◆ **DATA**:
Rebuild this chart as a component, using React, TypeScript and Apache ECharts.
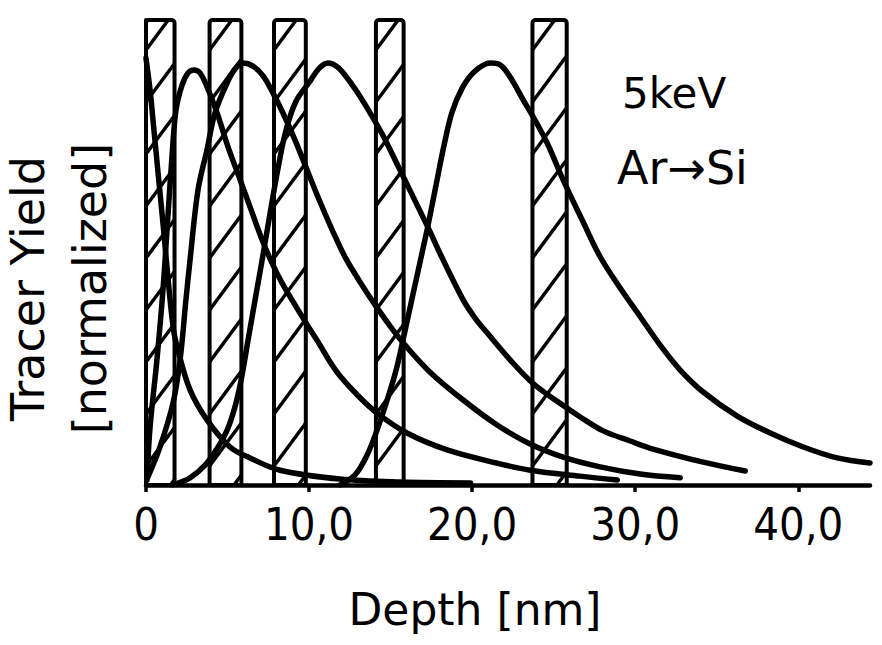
import React, { useEffect, useRef } from "react";
import * as echarts from "echarts";

// ---- data ----
const tickLabels = ["0", "10,0", "20,0", "30,0", "40,0"];
const xMin = 0;
const xMax = 44.4;
const yMax = 1.1;

// tracer layers (depth ranges, nm)
const layerStart = [0, 3.9, 7.85, 14.1, 23.7];
const layerEnd = [1.75, 5.85, 9.8, 15.8, 25.8];

// profile of tracer layer 1 (surface)
const c1Depth = [0, 0.25, 0.43, 0.74, 1.04, 1.23, 1.66, 1.96, 2.7, 3.74, 5.15, 6.38, 8.22, 11.9, 15.6, 19.9];
const c1Yield = [1.01, 0.934, 0.863, 0.738, 0.62, 0.539, 0.374, 0.319, 0.225, 0.154, 0.09, 0.064, 0.035, 0.014, 0.007, 0.005];

// profile of tracer layer 2
const c2Depth = [0.06, 0.25, 0.67, 1.04, 1.35, 1.6, 1.84, 2.21, 2.58, 2.94, 3.31, 3.74, 4.36, 5.03, 5.77, 6.38, 7.12, 7.73, 8.34, 9.14, 9.88, 10.67, 11.29, 11.9, 13.01, 14.17, 16.0, 18.47, 21.5, 23.56, 26.6, 28.9];
const c2Yield = [0.012, 0.137, 0.296, 0.461, 0.639, 0.781, 0.887, 0.946, 0.975, 0.982, 0.975, 0.942, 0.88, 0.8, 0.722, 0.658, 0.58, 0.525, 0.478, 0.426, 0.379, 0.331, 0.291, 0.258, 0.211, 0.17, 0.123, 0.083, 0.052, 0.035, 0.021, 0.012];

// profile of tracer layer 3
const c3Depth = [0.12, 0.86, 1.66, 2.09, 2.45, 2.7, 3.19, 3.74, 4.23, 4.97, 5.46, 5.95, 6.56, 7.18, 7.79, 8.4, 9.14, 9.88, 10.67, 11.47, 12.21, 13.13, 14.05, 14.97, 15.89, 17.42, 19.45, 21.53, 23.56, 25.58, 27.85, 30.31, 32.76];
const c3Yield = [0.019, 0.09, 0.194, 0.296, 0.438, 0.532, 0.698, 0.793, 0.88, 0.951, 0.984, 0.998, 0.991, 0.968, 0.927, 0.88, 0.816, 0.745, 0.67, 0.599, 0.539, 0.48, 0.426, 0.376, 0.331, 0.267, 0.201, 0.142, 0.097, 0.066, 0.043, 0.026, 0.017];

// profile of tracer layer 4
const c4Depth = [1.66, 2.7, 3.62, 4.42, 5.03, 5.52, 5.89, 6.26, 6.69, 7.12, 7.61, 8.1, 8.59, 9.2, 10.06, 10.6, 11.17, 11.7, 12.2, 12.94, 13.93, 14.54, 15.58, 16.63, 17.42, 18.04, 19.45, 20.18, 20.92, 22.33, 23.74, 25.21, 26.63, 28.04, 29.69, 31.1, 34.17, 36.75];
const c4Yield = [0.0, 0.017, 0.047, 0.09, 0.135, 0.194, 0.26, 0.343, 0.438, 0.532, 0.643, 0.75, 0.84, 0.908, 0.955, 0.985, 0.998, 0.99, 0.97, 0.93, 0.868, 0.826, 0.745, 0.662, 0.599, 0.547, 0.438, 0.395, 0.36, 0.296, 0.24, 0.198, 0.161, 0.128, 0.104, 0.085, 0.054, 0.033];

// profile of tracer layer 5
const c5Depth = [11.9, 12.82, 13.56, 14.17, 14.79, 15.34, 15.83, 16.32, 16.81, 17.3, 17.79, 18.28, 18.77, 19.39, 20.12, 21.1, 21.72, 22.33, 23.13, 23.74, 24.6, 25.58, 26.81, 27.85, 29.08, 30.31, 31.53, 32.76, 34.17, 36.26, 38.28, 40.31, 42.39, 44.4];
const c5Yield = [0.0, 0.024, 0.071, 0.13, 0.201, 0.272, 0.355, 0.442, 0.528, 0.615, 0.71, 0.804, 0.882, 0.939, 0.977, 0.998, 0.994, 0.965, 0.911, 0.871, 0.809, 0.722, 0.622, 0.54, 0.466, 0.398, 0.331, 0.272, 0.22, 0.163, 0.123, 0.09, 0.064, 0.052];

const annotationEnergy = "5keV";
const annotationSystem = "Ar→Si";

const curves = [
  { d: c1Depth, y: c1Yield },
  { d: c2Depth, y: c2Yield },
  { d: c3Depth, y: c3Yield },
  { d: c4Depth, y: c4Yield },
  { d: c5Depth, y: c5Yield },
];

export default function App() {
  const ref = useRef<HTMLDivElement>(null);

  useEffect(() => {
    if (!ref.current) return;
    const chart = echarts.init(ref.current, null, { renderer: "svg" });

    const lineSeries = curves.map((c, idx) => ({
      type: "line",
      name: "layer " + (idx + 1),
      data: c.d.map((v, i) => [v, c.y[i]]),
      showSymbol: false,
      smooth: 0.35,
      lineStyle: { color: "#000", width: 5.5, cap: "round", join: "round" },
      z: 3,
    }));

    const layerSeries = {
      type: "custom",
      name: "tracer layers",
      data: layerStart.map((s, i) => [s, layerEnd[i]]),
      clip: false,
      z: 2,
      renderItem: (params: any, api: any) => {
        const tl = api.coord([api.value(0), yMax]);
        const br = api.coord([api.value(1), 0]);
        const xl = tl[0];
        const yt = tl[1];
        const xr = br[0];
        const yb = br[1];
        const w = xr - xl;
        const k = 1.35;
        const s = 52;
        const children: any[] = [];
        for (let c = yt + 30; c <= yb + k * w; c += s) {
          const xa = Math.max(xl, xl + (c - yb) / k);
          const xb = Math.min(xr, xl + (c - yt) / k);
          if (xb > xa + 0.5) {
            children.push({
              type: "line",
              shape: { x1: xa, y1: c - k * (xa - xl), x2: xb, y2: c - k * (xb - xl) },
              style: { stroke: "#000", lineWidth: 3.5 },
            });
          }
        }
        children.push({
          type: "rect",
          shape: { x: xl, y: yt, width: w, height: yb - yt, r: [3, 3, 0, 0] },
          style: { fill: "none", stroke: "#000", lineWidth: 4 },
        });
        return { type: "group", children };
      },
    };

    chart.setOption({
      animation: false,
      backgroundColor: "#fff",
      grid: {
        left: 146,
        right: 12,
        top: 20,
        bottom: 160,
        containLabel: false,
        outerBoundsMode: "none",
      },
      xAxis: {
        type: "value",
        min: xMin,
        max: xMax,
        interval: 10,
        name: "Depth [nm]",
        nameLocation: "middle",
        nameGap: 102,
        nameTextStyle: {
          fontFamily: "'DejaVu Sans', sans-serif",
          fontSize: 44,
          color: "#000",
          padding: [0, 66, 0, 0],
        },
        axisLine: { show: true, onZero: false, lineStyle: { color: "#000", width: 4.5 } },
        axisTick: { show: true, length: 7, lineStyle: { color: "#000", width: 3.5 } },
        axisLabel: {
          show: true,
          margin: 17,
          showMaxLabel: false,
          fontFamily: "'DejaVu Sans Condensed', 'DejaVu Sans', sans-serif",
          fontSize: 45,
          color: "#000",
          formatter: (v: number) => {
            const i = Math.round(v / 10);
            return Math.abs(v - i * 10) < 1e-6 && tickLabels[i] !== undefined ? tickLabels[i] : "";
          },
        },
        splitLine: { show: false },
      },
      yAxis: {
        type: "value",
        min: 0,
        max: yMax,
        name: "Tracer Yield\n[normalized]",
        nameLocation: "middle",
        nameGap: 25,
        nameTextStyle: {
          fontFamily: "'DejaVu Sans', sans-serif",
          fontSize: 46,
          lineHeight: 62,
          color: "#000",
          padding: [0, 72, 0, 0],
        },
        axisLine: { show: true, lineStyle: { color: "#000", width: 4 } },
        axisTick: { show: false },
        axisLabel: { show: false },
        splitLine: { show: false },
      },
      graphic: [
        {
          type: "text",
          left: 622,
          top: 72,
          style: {
            text: annotationEnergy,
            fontFamily: "'DejaVu Sans', sans-serif",
            fontSize: 42,
            fill: "#000",
          },
        },
        {
          type: "text",
          left: 617,
          top: 145,
          style: {
            text: annotationSystem,
            fontFamily: "'DejaVu Sans', sans-serif",
            fontSize: 46,
            fill: "#000",
          },
        },
      ],
      series: [layerSeries, ...lineSeries],
    });

    return () => chart.dispose();
  }, []);

  return (
    <div
      ref={ref}
      style={{ position: "absolute", left: 0, top: 0, width: 882, height: 645, background: "#fff" }}
    />
  );
}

◆ **TASK REQUIREMENTS**:
Quote, please, every line of the material above from its start through the line that has "0.035, 0.021, 0.012];", reproducing the words exactly and dropping any images.

◆ **EXERCISE ANSWER**:
Rebuild this chart as a component, using React, TypeScript and Apache ECharts.
import React, { useEffect, useRef } from "react";
import * as echarts from "echarts";

// ---- data ----
const tickLabels = ["0", "10,0", "20,0", "30,0", "40,0"];
const xMin = 0;
const xMax = 44.4;
const yMax = 1.1;

// tracer layers (depth ranges, nm)
const layerStart = [0, 3.9, 7.85, 14.1, 23.7];
const layerEnd = [1.75, 5.85, 9.8, 15.8, 25.8];

// profile of tracer layer 1 (surface)
const c1Depth = [0, 0.25, 0.43, 0.74, 1.04, 1.23, 1.66, 1.96, 2.7, 3.74, 5.15, 6.38, 8.22, 11.9, 15.6, 19.9];
const c1Yield = [1.01, 0.934, 0.863, 0.738, 0.62, 0.539, 0.374, 0.319, 0.225, 0.154, 0.09, 0.064, 0.035, 0.014, 0.007, 0.005];

// profile of tracer layer 2
const c2Depth = [0.06, 0.25, 0.67, 1.04, 1.35, 1.6, 1.84, 2.21, 2.58, 2.94, 3.31, 3.74, 4.36, 5.03, 5.77, 6.38, 7.12, 7.73, 8.34, 9.14, 9.88, 10.67, 11.29, 11.9, 13.01, 14.17, 16.0, 18.47, 21.5, 23.56, 26.6, 28.9];
const c2Yield = [0.012, 0.137, 0.296, 0.461, 0.639, 0.781, 0.887, 0.946, 0.975, 0.982, 0.975, 0.942, 0.88, 0.8, 0.722, 0.658, 0.58, 0.525, 0.478, 0.426, 0.379, 0.331, 0.291, 0.258, 0.211, 0.17, 0.123, 0.083, 0.052, 0.035, 0.021, 0.012];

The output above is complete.